From The Guardian:
With the benefit of hindsight, life as I knew it came to an end in late 1994, round Seal’s house. We used to live round the corner from each other and if he was in between supermodels I’d pop over to watch a bit of Formula 1 on his pop star-sized flat-screen telly. I was probably on the sofa reading Vogue (we had that in common, albeit for different reasons) while he was “mucking about” on his computer (then the actual technical term for anything non-work-related, vis-à-vis computers), when he said something like: “Kate, have a look at this thing called the World Wide Web. It’s going to be massive!”
I can’t remember what we looked at then, at the tail-end of what I now nostalgically refer to as “The Tipp-Ex Years” – maybe The Well, accessed by Web Crawler – but whatever it was, it didn’t do it for me: “Information dual carriageway!” I said (trust me, this passed for witty in the 1990s). “Fancy a pizza?”
So there we are: Seal introduced me to the interweb. And although I remain a bit of a petrol-head and (nothing if not brand-loyal) own an iPad, an iPhone and two Macs, I am still basically rubbish at “modern”. Pre-Leveson, when I was writing a novel involving a phone-hacking scandal, my only concern was whether or not I’d come up with a plot that was: a) vaguely plausible and/or interesting, and b) technically possible. (A very nice man from Apple assured me that it was.)
I would gladly have used semaphore, telegrams or parchment scrolls delivered by magic owls to get the point across. Which is that ever since people started chiselling cuneiform on to big stones they’ve been writing things that will at some point almost certainly be misread and/or misinterpreted by someone else. But the speed of modern technology has made the problem rather more immediate. Confusing your public tweets with your Direct Messages and begging your young lover to take-me-now-cos-im-gagging-4-u? They didn’t have to worry about that when they were issuing decrees at Memphis on a nice bit of granodiorite.
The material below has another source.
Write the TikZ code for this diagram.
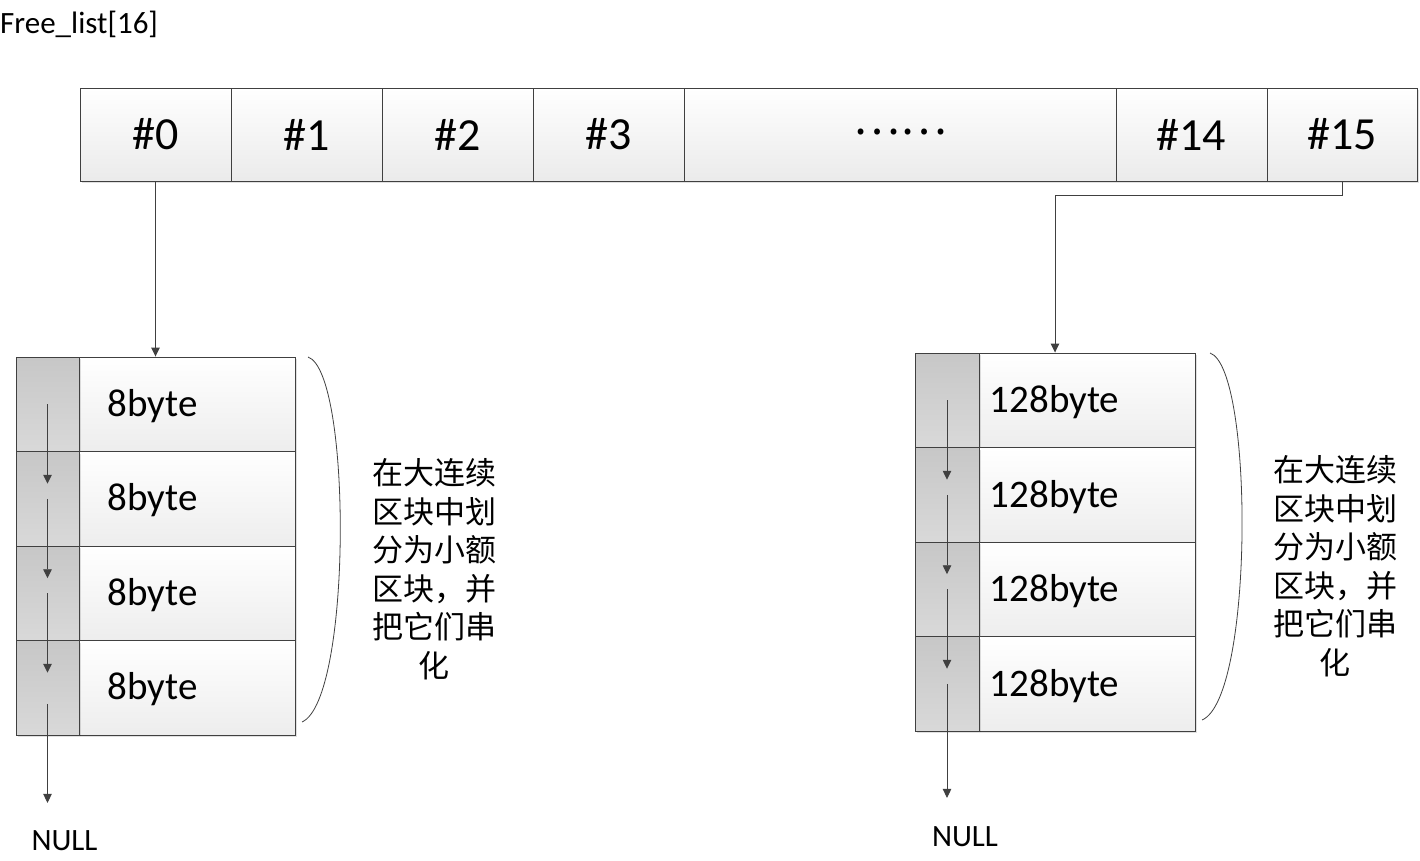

These days the mis-sent (or indeed misread) text is still a relatively intimate intimation of an affair, while the notorious “reply all” email is the stuff of tired stand-up comedy. The boundary-less tweet is relatively new – and therefore still entertaining – territory, as evidenced most recently by American model Melissa Stetten, who, sitting on a plane next to a (married) soap actor called Brian Presley, tweeted as he appeared to hit on her.
Whenever and wherever words are written, somebody, somewhere will want to read them. And if those words are not meant to be read they very often will be – usually by the “wrong” people. A 2010 poll announced that six in 10 women would admit to regularly snooping on their partner’s phone, Twitter, or Facebook, although history doesn’t record whether the other four in 10 were then subjected to lie-detector tests.
Our compelling, self-sabotaging desire to snoop is usually informed by… well, if not paranoia, exactly, then insecurity, which in turn is more revealing about us than the words we find. If we seek out bad stuff – in a partner’s text, an ex’s Facebook status or best friend’s Twitter timeline – we will surely find it. And of course we don’t even have to make much effort to find the stuff we probably oughtn’t. Employers now routinely snoop on staff, and while this says more about the paranoid dynamic between boss classes and foot soldiers than we’d like, I have little sympathy for the employee who tweets their hangover status with one hand while phoning in “sick” with the other.